▸ What you will do
In the lines below, output everything from the first line through the line containing "0.598, 0.542, 0.400];" exactly as it is. Pictures are not part of the output.

=======

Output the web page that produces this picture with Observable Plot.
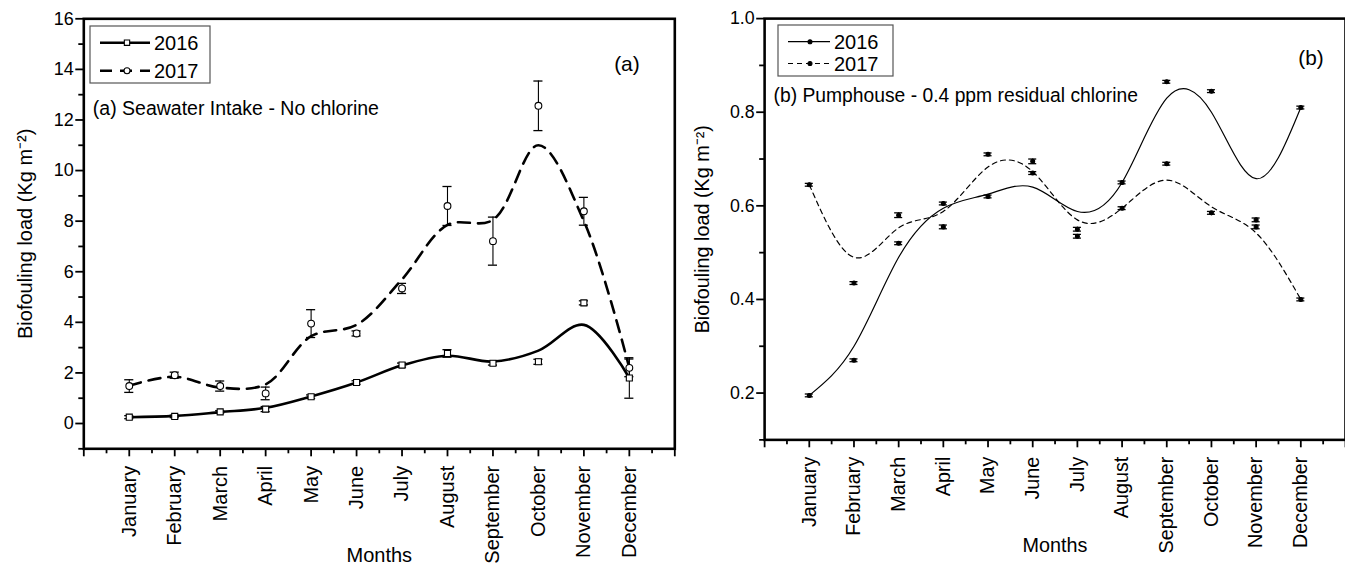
<!DOCTYPE html>
<html>
<head>
<meta charset="utf-8">
<script src="https://cdn.jsdelivr.net/npm/d3@7"></script>
<script src="https://cdn.jsdelivr.net/npm/@observablehq/plot@0.6"></script>
<style>
  html, body { margin: 0; padding: 0; background: white; overflow: hidden; width: 1345px; height: 564px; }
  .panel { position: absolute; top: 0; }
  svg text { font-family: "Liberation Sans", Arial, sans-serif; }
</style>
</head>
<body>
<div id="pa" class="panel" style="left:0px"></div>
<div id="pb" class="panel" style="left:680px"></div>
<script>
// ---------- data ----------
const months = ["January","February","March","April","May","June","July","August","September","October","November","December"];
const monthNum = [1,2,3,4,5,6,7,8,9,10,11,12];
const seriesNames = ["2016", "2017"];

// Panel (a) Seawater Intake - No chlorine
const a2016 = [0.25, 0.28, 0.46, 0.57, 1.06, 1.62, 2.31, 2.77, 2.38, 2.44, 4.77, 1.80];
const a2016Err = [0.06, 0.05, 0.05, 0.10, 0.07, 0.07, 0.08, 0.15, 0.07, 0.10, 0.08, 0.80];
const a2017 = [1.48, 1.91, 1.48, 1.19, 3.95, 3.56, 5.34, 8.60, 7.21, 12.56, 8.39, 2.20];
const a2017Err = [0.25, 0.12, 0.20, 0.25, 0.55, 0.10, 0.20, 0.77, 0.95, 0.98, 0.55, 0.35];
const a2016Fit = [0.25, 0.30, 0.45, 0.62, 1.07, 1.62, 2.30, 2.68, 2.45, 2.88, 3.90, 1.80];
const a2017Fit = [1.50, 1.85, 1.42, 1.55, 3.45, 3.90, 5.70, 7.85, 8.05, 11.00, 8.00, 2.20];

// Panel (b) Pumphouse - 0.4 ppm residual chlorine
const b2016 = [0.195, 0.270, 0.520, 0.605, 0.620, 0.670, 0.550, 0.650, 0.865, 0.845, 0.570, 0.810];
const b2016Err = [0.003, 0.003, 0.003, 0.003, 0.003, 0.003, 0.004, 0.003, 0.003, 0.003, 0.004, 0.003];
const b2017 = [0.645, 0.435, 0.580, 0.555, 0.710, 0.695, 0.535, 0.595, 0.690, 0.585, 0.555, 0.400];
const b2017Err = [0.003, 0.003, 0.005, 0.004, 0.003, 0.005, 0.004, 0.003, 0.003, 0.003, 0.004, 0.003];
const b2016Fit = [0.195, 0.300, 0.490, 0.595, 0.625, 0.640, 0.588, 0.650, 0.830, 0.800, 0.658, 0.810];
const b2017Fit = [0.645, 0.490, 0.553, 0.588, 0.683, 0.673, 0.570, 0.595, 0.655, 0.598, 0.542, 0.400];

const aYMajor = [0, 2, 4, 6, 8, 10, 12, 14, 16];
const aYMinor = [-1, 1, 3, 5, 7, 9, 11, 13, 15];
const bYMajor = [0.2, 0.4, 0.6, 0.8, 1.0];
const bYMinor = [0.1, 0.3, 0.5, 0.7, 0.9];
const xMajor = [0,1,2,3,4,5,6,7,8,9,10,11,12,13];
const xMinor = [0.5,1.5,2.5,3.5,4.5,5.5,6.5,7.5,8.5,9.5,10.5,11.5,12.5];

const rows = (vals, errs) => monthNum.map((m, i) => ({m, v: vals[i], e: errs[i]}));
const fitRows = (vals) => monthNum.map((m, i) => ({m, v: vals[i]}));

const FONT = '"Liberation Sans", Arial, sans-serif';
const YLABEL = "Biofouling load (Kg m\u207B\u00B2)";

function panel({el, width, marginLeft, marginRight, marginBottom, yDomain, yMajor, yMinor, yFmt, curve,
                s16, s17, f16, f17, thick, dash, sym16, sym17, r, cap, labelOffset, tag, note, tagDx, tagDy, noteDy}) {
  const lw = thick;
  const chart = Plot.plot({
    width, height: 564,
    marginLeft, marginRight, marginTop: 18.3, marginBottom,
    style: {fontFamily: FONT, fontSize: "18px", color: "black", background: "transparent", overflow: "visible"},
    x: {domain: [0, 13]},
    y: {domain: yDomain},
    marks: [
      // minor ticks
      Plot.axisX({ticks: xMinor, tickSize: 5, tickFormat: () => "", strokeWidth: 1.8, label: null}),
      Plot.axisY({ticks: yMinor, tickSize: 5, tickFormat: () => "", strokeWidth: 1.8, label: null}),
      // major ticks
      Plot.axisX({ticks: xMajor, tickSize: 8, tickPadding: 9, strokeWidth: 1.8, tickRotate: -90,
                  tickFormat: d => months[d - 1] ?? "", label: null}),
      Plot.axisY({ticks: yMajor, tickSize: 8, tickPadding: 2, strokeWidth: 1.8,
                  tickFormat: yFmt, label: YLABEL, labelAnchor: "center",
                  labelOffset, labelArrow: "none"}),
      // fitted curves
      Plot.line(fitRows(f17), {x: "m", y: "v", curve, stroke: "black", strokeWidth: lw, strokeDasharray: dash}),
      Plot.line(fitRows(f16), {x: "m", y: "v", curve, stroke: "black", strokeWidth: lw}),
      // error bars
      ...[s16, s17].flatMap(s => [
        Plot.ruleX(s, {x: "m", y1: d => d.v - d.e, y2: d => d.v + d.e, stroke: "black", strokeWidth: 1.1}),
        Plot.ruleY(s, {y: d => d.v - d.e, x1: d => d.m - cap, x2: d => d.m + cap, stroke: "black", strokeWidth: 1.3}),
        Plot.ruleY(s, {y: d => d.v + d.e, x1: d => d.m - cap, x2: d => d.m + cap, stroke: "black", strokeWidth: 1.3})
      ]),
      // markers
      Plot.dot(s16, {x: "m", y: "v", symbol: sym16.symbol, r, fill: sym16.fill, stroke: "black", strokeWidth: 1.1}),
      Plot.dot(s17, {x: "m", y: "v", symbol: sym17.symbol, r, fill: sym17.fill, stroke: "black", strokeWidth: 1.1}),
      // annotations
      Plot.text([tag], {frameAnchor: "top-right", dx: tagDx, dy: tagDy, textAnchor: "end", lineAnchor: "middle", fontSize: 21}),
      Plot.text([note], {frameAnchor: "top-left", dx: 9, dy: noteDy, textAnchor: "start", lineAnchor: "middle", fontSize: 19.5}),
      Plot.text(["Months"], {frameAnchor: "bottom", dy: 107, lineAnchor: "middle", fontSize: 20}),
      Plot.frame({stroke: "black", strokeWidth: 2.6})
    ]
  });
  document.getElementById(el).appendChild(chart);
  // axis text sizes (month names, y tick values, y title)
  const monthSet = new Set(months);
  d3.select(chart).selectAll("text").each(function() {
    const t = this.textContent;
    if (monthSet.has(t)) this.style.fontSize = "20px";
    else if (t === YLABEL) this.style.fontSize = "20px";
    else if (/^-?\d+(\.\d+)?$/.test(t)) this.style.fontSize = "18px";
  });
  return chart;
}

panel({
  el: "pa", width: 680, marginLeft: 83.3, marginRight: 5.7, marginBottom: 115.7,
  yDomain: [-1, 16], yMajor: aYMajor, yMinor: aYMinor, yFmt: d3.format("d"), curve: "catmull-rom",
  s16: rows(a2016, a2016Err), s17: rows(a2017, a2017Err), f16: a2016Fit, f17: a2017Fit,
  thick: 2.6, dash: "12,8", sym16: {symbol: "square", fill: "white"}, sym17: {symbol: "circle", fill: "white"},
  r: 3.4, cap: 0.1, labelOffset: 66, tag: "(a)", note: "(a) Seawater Intake - No chlorine",
  tagDx: -35, tagDy: 45, noteDy: 90
});

panel({
  el: "pb", width: 672, marginLeft: 85, marginRight: 0, marginBottom: 120,
  yDomain: [0.1, 1.0], yMajor: bYMajor, yMinor: bYMinor, yFmt: d3.format(".1f"), curve: "natural",
  s16: rows(b2016, b2016Err), s17: rows(b2017, b2017Err), f16: b2016Fit, f17: b2017Fit,
  thick: 1.2, dash: "5,4", sym16: {symbol: "circle", fill: "black"}, sym17: {symbol: "circle", fill: "black"},
  r: 2, cap: 0.09, labelOffset: 70, tag: "(b)", note: "(b) Pumphouse - 0.4 ppm residual chlorine",
  tagDx: -22, tagDy: 40, noteDy: 78
});

// ---------- legends ----------
function legend(el, {x, y, w, h, rowY, x1, x2, xm, xt, lw, dash, symbol, fill, r}) {
  const svg = d3.select("#" + el).append("svg")
    .attr("width", 300).attr("height", 120)
    .style("position", "absolute").style("left", "0px").style("top", "0px").style("overflow", "visible");
  svg.append("rect").attr("x", x).attr("y", y).attr("width", w).attr("height", h)
    .attr("fill", "white").attr("stroke", "#555").attr("stroke-width", 1.2);
  seriesNames.forEach((name, i) => {
    const cy = rowY[i];
    svg.append("line").attr("x1", x1).attr("x2", x2).attr("y1", cy).attr("y2", cy)
      .attr("stroke", "black").attr("stroke-width", lw)
      .attr("stroke-dasharray", i === 1 ? dash : null);
    const sym = d3.symbol().type(symbol[i] === "square" ? d3.symbolSquare : d3.symbolCircle).size(Math.PI * r * r);
    svg.append("path").attr("d", sym()).attr("transform", `translate(${xm},${cy})`)
      .attr("fill", fill).attr("stroke", "black").attr("stroke-width", 1.1);
    svg.append("text").attr("x", xt).attr("y", cy).attr("dy", "0.35em")
      .attr("font-size", 20).attr("fill", "black").text(name);
  });
}

legend("pa", {x: 90, y: 26, w: 120, h: 57, rowY: [42.7, 70.7], x1: 100, x2: 150, xm: 127, xt: 154,
              lw: 2.6, dash: "12,8", symbol: ["square", "circle"], fill: "white", r: 3});
legend("pb", {x: 98, y: 25, w: 115, h: 51, rowY: [41.7, 63.5], x1: 108, x2: 150, xm: 130, xt: 154,
              lw: 1.2, dash: "5,4", symbol: ["circle", "circle"], fill: "black", r: 2});
</script>
</body>
</html>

=======

▸ Worked answer
Output the web page that produces this picture with Observable Plot.
<!DOCTYPE html>
<html>
<head>
<meta charset="utf-8">
<script src="https://cdn.jsdelivr.net/npm/d3@7"></script>
<script src="https://cdn.jsdelivr.net/npm/@observablehq/plot@0.6"></script>
<style>
  html, body { margin: 0; padding: 0; background: white; overflow: hidden; width: 1345px; height: 564px; }
  .panel { position: absolute; top: 0; }
  svg text { font-family: "Liberation Sans", Arial, sans-serif; }
</style>
</head>
<body>
<div id="pa" class="panel" style="left:0px"></div>
<div id="pb" class="panel" style="left:680px"></div>
<script>
// ---------- data ----------
const months = ["January","February","March","April","May","June","July","August","September","October","November","December"];
const monthNum = [1,2,3,4,5,6,7,8,9,10,11,12];
const seriesNames = ["2016", "2017"];

// Panel (a) Seawater Intake - No chlorine
const a2016 = [0.25, 0.28, 0.46, 0.57, 1.06, 1.62, 2.31, 2.77, 2.38, 2.44, 4.77, 1.80];
const a2016Err = [0.06, 0.05, 0.05, 0.10, 0.07, 0.07, 0.08, 0.15, 0.07, 0.10, 0.08, 0.80];
const a2017 = [1.48, 1.91, 1.48, 1.19, 3.95, 3.56, 5.34, 8.60, 7.21, 12.56, 8.39, 2.20];
const a2017Err = [0.25, 0.12, 0.20, 0.25, 0.55, 0.10, 0.20, 0.77, 0.95, 0.98, 0.55, 0.35];
const a2016Fit = [0.25, 0.30, 0.45, 0.62, 1.07, 1.62, 2.30, 2.68, 2.45, 2.88, 3.90, 1.80];
const a2017Fit = [1.50, 1.85, 1.42, 1.55, 3.45, 3.90, 5.70, 7.85, 8.05, 11.00, 8.00, 2.20];

// Panel (b) Pumphouse - 0.4 ppm residual chlorine
const b2016 = [0.195, 0.270, 0.520, 0.605, 0.620, 0.670, 0.550, 0.650, 0.865, 0.845, 0.570, 0.810];
const b2016Err = [0.003, 0.003, 0.003, 0.003, 0.003, 0.003, 0.004, 0.003, 0.003, 0.003, 0.004, 0.003];
const b2017 = [0.645, 0.435, 0.580, 0.555, 0.710, 0.695, 0.535, 0.595, 0.690, 0.585, 0.555, 0.400];
const b2017Err = [0.003, 0.003, 0.005, 0.004, 0.003, 0.005, 0.004, 0.003, 0.003, 0.003, 0.004, 0.003];
const b2016Fit = [0.195, 0.300, 0.490, 0.595, 0.625, 0.640, 0.588, 0.650, 0.830, 0.800, 0.658, 0.810];
const b2017Fit = [0.645, 0.490, 0.553, 0.588, 0.683, 0.673, 0.570, 0.595, 0.655, 0.598, 0.542, 0.400];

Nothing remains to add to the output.